A 16-year-old girl was among four people arrested Friday in an anti-terrorism raid by French authorities in southern France, according to reports. The authorities found a makeshift laboratory with the explosive triacetone triperoxide (TATP) and other ingredients required to make a bomb, the Paris prosecutor’s office said.
The anti-terrorism forces raided the house of a 20-year-old man in Montpellier area. They seized nearly 3 ounces of TATP from the house along with a liter each of acetone, oxygenated water and sulfuric acid.
Among those arrested were three men between the ages of 20 and 33, the prosecutor’s office, which handles terrorism investigations in France, reportedly said. A police official told the Associated Press that one of the suspects was believed to be planning a suicide attack.

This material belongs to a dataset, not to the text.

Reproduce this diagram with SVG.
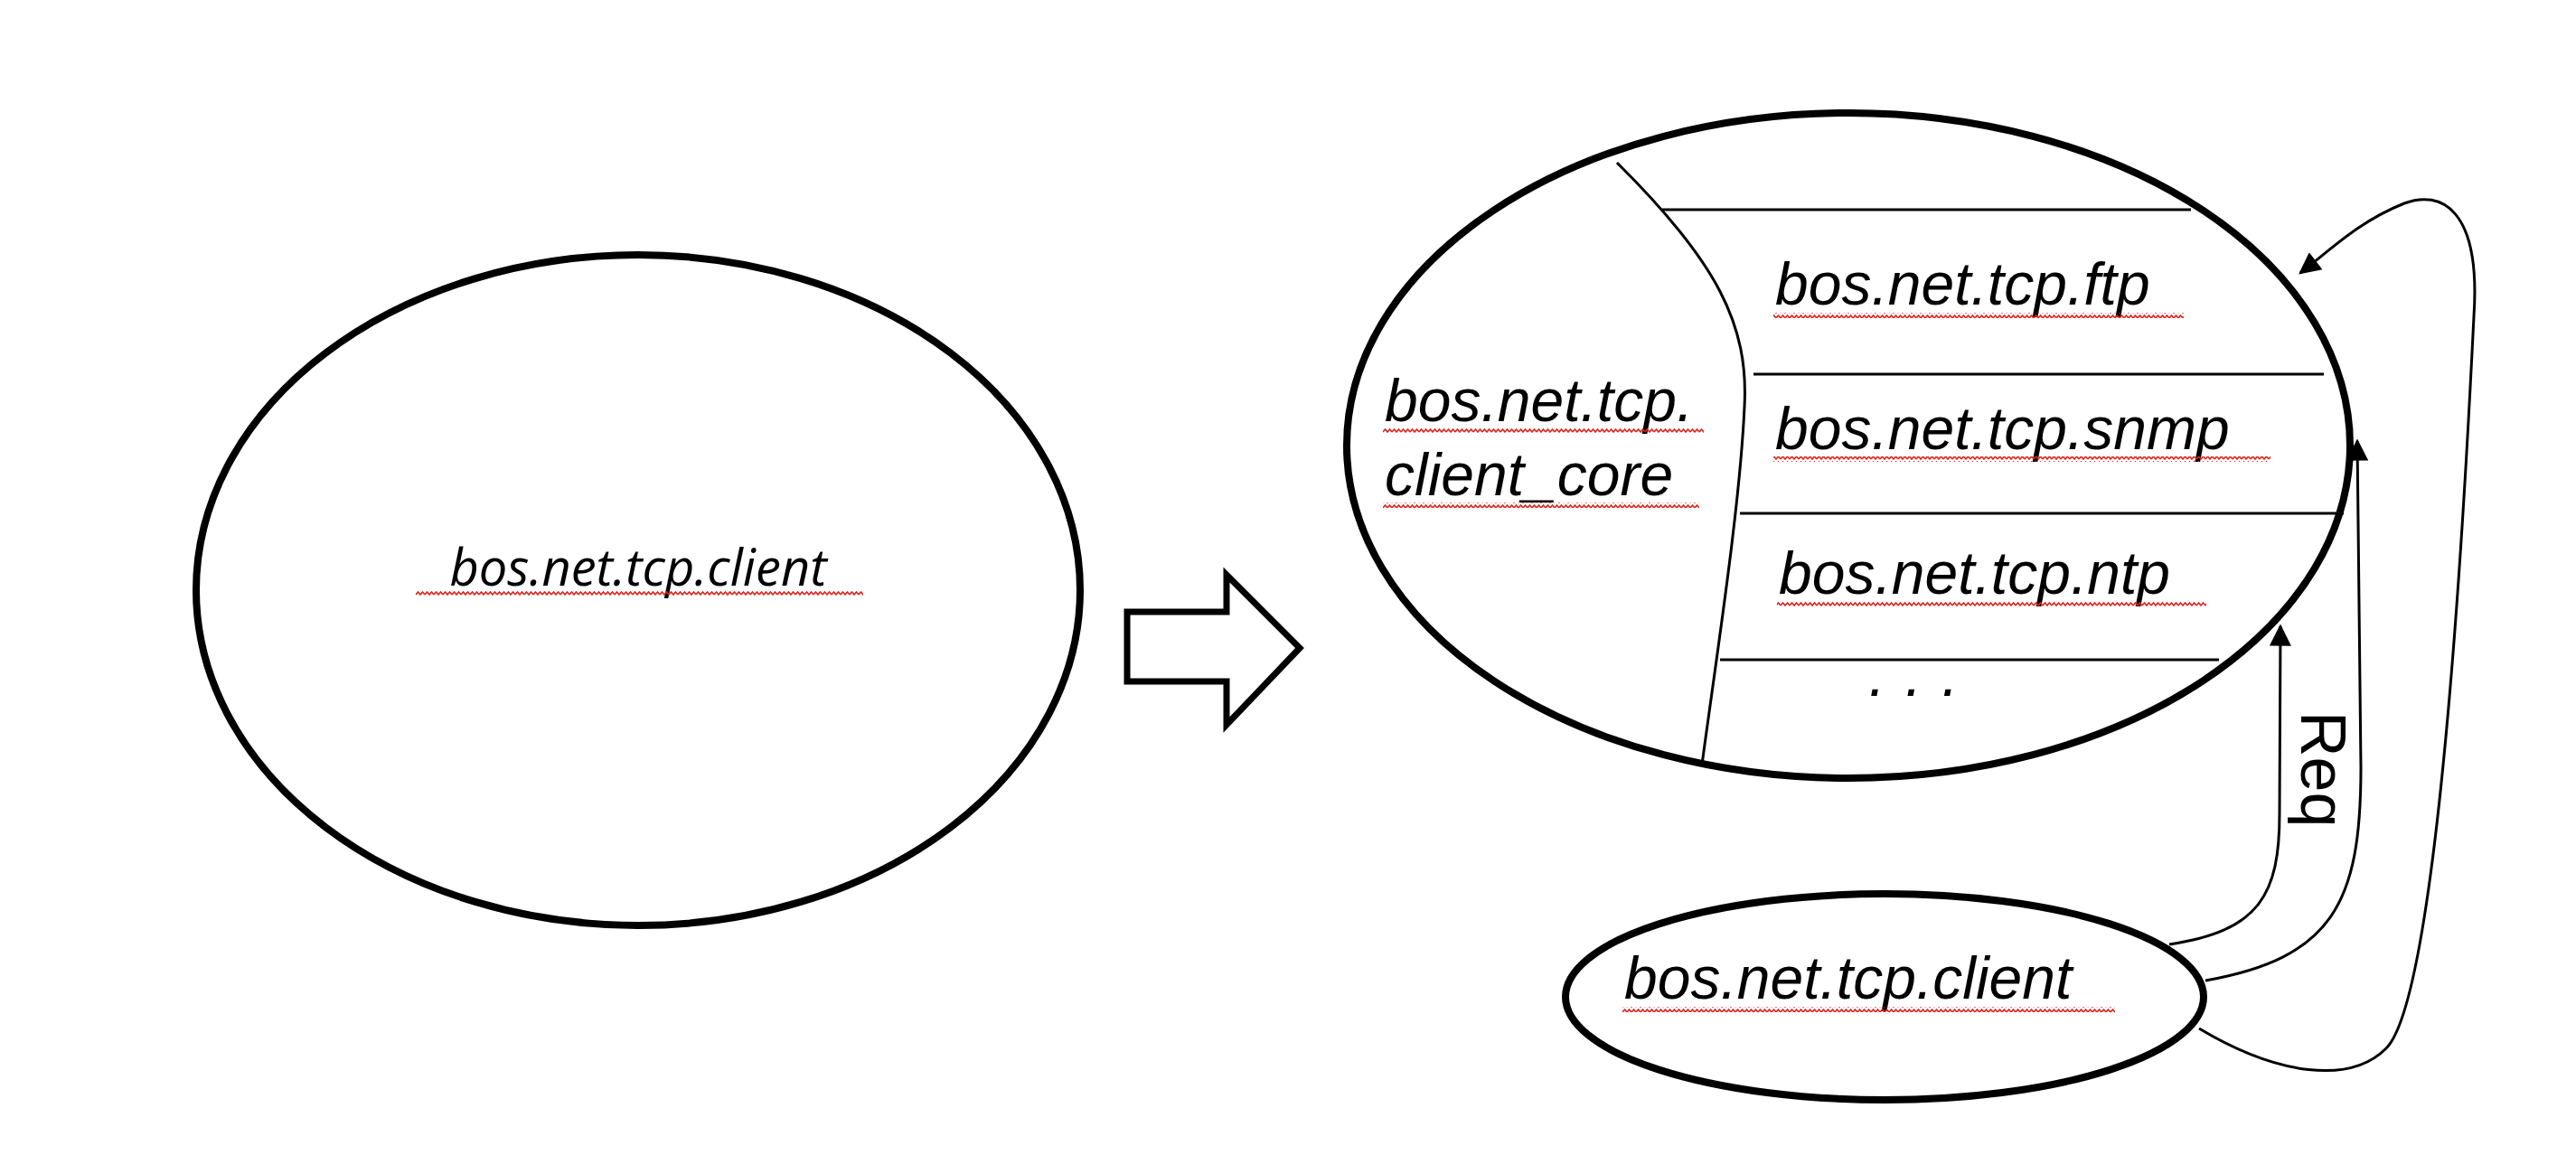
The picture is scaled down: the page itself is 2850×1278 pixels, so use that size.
<svg xmlns="http://www.w3.org/2000/svg" width="2850" height="1278" viewBox="0 0 2850 1278">
<style>
.el{fill:none;stroke:#000;stroke-width:8}
.ln{fill:none;stroke:#000;stroke-width:3}
.t{font-family:"Liberation Sans",Arial,sans-serif;font-style:italic;font-size:66px;fill:#000}
.tc{font-family:"Open Sans","Noto Sans",sans-serif;font-style:italic;font-size:56px;fill:#000}
.sq{fill:url(#wave);stroke:none}
</style>
<defs>
<pattern id="wave" width="10" height="6" patternUnits="userSpaceOnUse">
<path d="M0 4 L2.5 1 L5 4 L7.5 1 L10 4" fill="none" stroke="#e0201a" stroke-width="1.6"/>
</pattern>
<marker id="ah" viewBox="0 0 10 10" refX="9" refY="5" markerWidth="9" markerHeight="9" markerUnits="userSpaceOnUse" orient="auto">
<path d="M0 0 L10 5 L0 10 z" fill="#000"/>
</marker>
<marker id="ah2" viewBox="0 0 10 10" refX="9" refY="5" markerWidth="30" markerHeight="24" markerUnits="userSpaceOnUse" orient="auto">
<path d="M0 0 L10 5 L0 10 z" fill="#000"/>
</marker>
</defs>
<g id="left-node">
<ellipse class="el" cx="706" cy="653" rx="489" ry="371"/>
<text class="tc" x="706" y="648" text-anchor="middle">bos.net.tcp.client</text>
<rect class="sq" x="460" y="654" width="495" height="6"/>
</g>
<g id="transform-arrow">
<path d="M1247 677 L1357 677 L1357 636 L1438 717 L1357 802 L1357 754 L1247 754 Z" fill="#fff" stroke="#000" stroke-width="7"/>
</g>
<g id="big-node">
<ellipse class="el" cx="2045" cy="493" rx="555" ry="368"/>
<path class="ln" d="M1789 180 C1900 290 1935 360 1930 450 C1925 560 1900 720 1883 846"/>
<line class="ln" x1="1839" y1="232" x2="2424" y2="232"/>
<line class="ln" x1="1940" y1="414" x2="2571" y2="414"/>
<line class="ln" x1="1925" y1="568" x2="2593" y2="568"/>
<line class="ln" x1="1903" y1="730" x2="2455" y2="730"/>
<text class="t" x="1532" y="466">bos.net.tcp.</text>
<rect class="sq" x="1530" y="474" width="355" height="6"/>
<text class="t" x="1532" y="548">client_core</text>
<rect class="sq" x="1530" y="556" width="350" height="6"/>
<text class="t" x="1964" y="337">bos.net.tcp.ftp</text>
<rect class="sq" x="1962" y="346" width="454" height="6"/>
<text class="t" x="1964" y="497">bos.net.tcp.snmp</text>
<rect class="sq" x="1962" y="505" width="550" height="6"/>
<text class="t" x="1968" y="657">bos.net.tcp.ntp</text>
<rect class="sq" x="1966" y="665" width="475" height="6"/>
<text class="t" x="2063" y="785" font-style="normal">· · ·</text>
</g>
<g id="small-node">
<ellipse class="el" cx="2085" cy="1103" rx="353" ry="114"/>
<text class="t" x="1797" y="1105">bos.net.tcp.client</text>
<rect class="sq" x="1795" y="1114" width="545" height="6"/>
</g>
<g id="connectors">
<path class="ln" marker-end="url(#ah2)" d="M2400 1045 C2500 1030 2522 990 2522 900 L2523 693"/>
<path class="ln" marker-end="url(#ah2)" d="M2440 1085 C2580 1060 2612 1000 2612 850 L2608 488"/>
<path class="ln" marker-end="url(#ah2)" d="M2433 1138 C2520 1190 2600 1200 2640 1160 C2690 1110 2720 700 2737 350 C2745 230 2700 210 2660 225 C2610 245 2580 275 2545 302"/>
<text font-family="Liberation Sans,Arial,sans-serif" font-size="70" transform="translate(2546 787) rotate(90)">Req</text>
</g>
</svg>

France has been on high alert following a series of terror attacks in the country. In January 2015, the offices of satirical magazine Charlie Hebdo were attacked, leading to the death of 12 people. In November 2015, an attack at the Bataclan nightclub and simultaneous attacks throughout Paris killed 130 people. Last July, a man drove a vehicle through a crowd celebrating Bastille Day in Nice that claimed lives of 84 people.
Suicide bombers of the Nov. 13, 2015, Paris attacks used TATP, French authorities said at the time. TATP, which is unstable, can be made in a household, using, among other ingredients, hydrogen peroxide. It was used to make explosives for the failed July 2005 attacks on London. Explosive experts say TATP is easy to make, easy to set off and susceptible to accidental detonations. A bomb made of TATP was detonated on a Philippine Airlines flight to Japan in December 1994, and a TATP bomb exploded outside the Israeli Embassy in London that same year.